Chez Sergic, on considère qu’il doit y avoir une réponse au pire dans les 48 heures. Un syndic qui met une semaine ou 10 jours à répondre, c’est très problématique

Stéphanie Titeca, gestionnaire d’immeuble à Sergic Lille

Plutôt que de passer des heures à essayer de retrouver une résolution votée en assemblée générale, les PV sont balayés en quelques minutes seulement. À la clé, un gain de temps appréciable et une relation plus apaisée avec le copropriétaire en attente d’information et de réaction. « Chez Sergic, on considère qu’il doit y avoir une réponse au pire dans les 48 heures. Un syndic qui met une semaine ou 10 jours à répondre, c’est très problématique », souligne Stéphanie Titeca, gestionnaire d’immeubles à Lille, tout en se félicitant du temps gagné grâce à l’IA.

Pour ces entreprises, les atouts de l’intelligence artificielle ne font guère de doute.
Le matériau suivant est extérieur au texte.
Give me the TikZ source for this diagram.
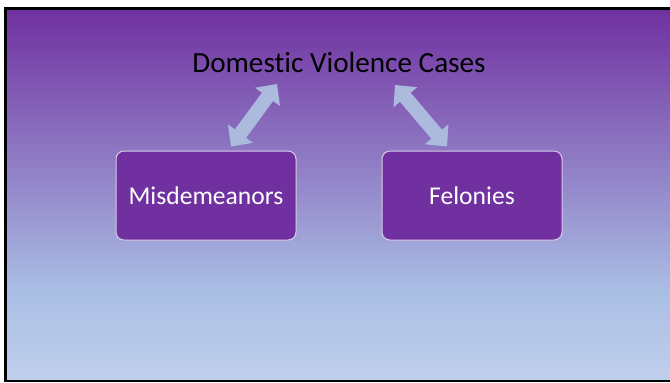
\documentclass[tikz,border=0pt]{standalone}
\usepackage{fontspec}
\setmainfont{Carlito}[Ligatures={NoCommon}]
\usepackage{xcolor}
\usetikzlibrary{arrows.meta,positioning,calc}
\definecolor{slide_purple}{RGB}{112,48,160}
\definecolor{slide_mid}{RGB}{170,190,228}
\definecolor{slide_low}{RGB}{192,207,236}
\definecolor{arrow_blue}{RGB}{172,186,222}
\pgfdeclareverticalshading{slidebg}{100bp}{color(0bp)=(slide_low); color(25bp)=(slide_low); color(37bp)=(slide_mid); color(75bp)=(slide_purple); color(100bp)=(slide_purple)}

\begin{document}
\begin{tikzpicture}[
                x=0.5pt, y=-0.5pt,
                every node/.style={inner sep=0pt},
                heading/.style={font=\fontsize{14.6}{17}\selectfont, text=black},
                category/.style={draw=white!75!slide_purple, fill=slide_purple, minimum width=90pt, minimum height=44.5pt, rounded corners=4pt, font=\fontsize{12.8}{15}\selectfont, text=white, line width=0.5pt},
                link_both/.style={arrow_blue, line width=7pt, {Triangle[length=8pt,width=15pt]}-{Triangle[length=8pt,width=15pt]}}
            ]
                \useasboundingbox (0,0) rectangle (670,382);
                
                % Slide background (purple to light blue)
                \fill[white] (0,0) rectangle (670,382);
                \shade[shading=slidebg] (5,9) rectangle (670,381);
                \draw[black, line width=1.35pt] (670,8.7) -- (5.3,8.7) -- (5.3,381) -- (670,381);
                
                % Title
                \node[heading] (title) at (339,62.5) {Domestic Violence Cases};
                
                % Case types
                \node[category] (misd) at (206,195.5) {Misdemeanors};
                \node[category] (felo) at (472,195.5) {Felonies};
                
                % Double arrows to the title
                \draw[link_both] ([shift={(25,-4)}]misd.north) -- ([shift={(-62,21.5)}]title.center);
                \draw[link_both] ([shift={(-25,-4)}]felo.north) -- ([shift={(56,22.5)}]title.center);
            \end{tikzpicture}
\end{document}
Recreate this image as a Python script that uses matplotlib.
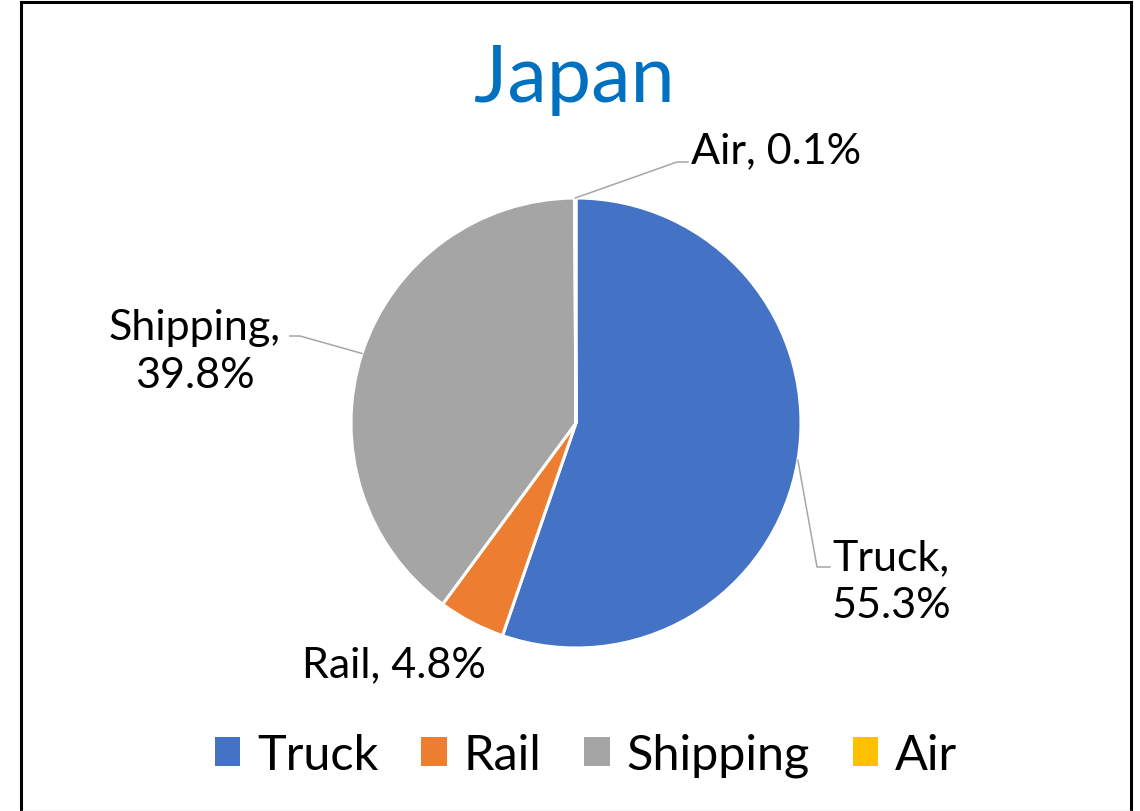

Mais beaucoup de leurs concurrents traînent les pieds, appréhendant davantage cette nouvelle technologie comme un luxe que comme un passage obligé. L’immobilier fait pourtant partie des activités qui « contribuent le plus au décrochage de la productivité apparente du travail française par rapport à la tendance pré-Covid », selon une récente note du Conseil national de la productivité.

Un secteur rétif aux nouvelles technologies

« Malheureusement, l’IA n’est pas tellement utilisée. Le secteur a toujours été lent à intégrer les nouvelles technologies », s’inquiète Victoria Safar, la fondatrice de Ventureo Academy, une société qui accompagne les entreprises dans leur mue. Stéphane Scarella, directeur général du Salon immobilier Rent, filiale du Groupe Figaro, est un brin plus optimiste. « On est en retard mais il y a une prise de conscience qu’il est indispensable de se tourner vers cet outil. Les clients qui l’utilisent de plus en plus ne comprendront pas que les sociétés vers lesquelles ils se tournent ne s’en servent pas » explique ce spécialiste des nouvelles technologies qui a décidé de faire de l’IA le thème central de la prochaine édition de Rent. La pression vient aussi de l’interne. « Certains salariés utilisent déjà l’IA, avec, pour leur entreprise, le risque de ne pas savoir où partent les données » confie Corentin Brabant, directeur Innovation de Sergic. Cette société a paré au problème, en montant sans attendre dans le train de la grande révolution de l’intelligence artificielle.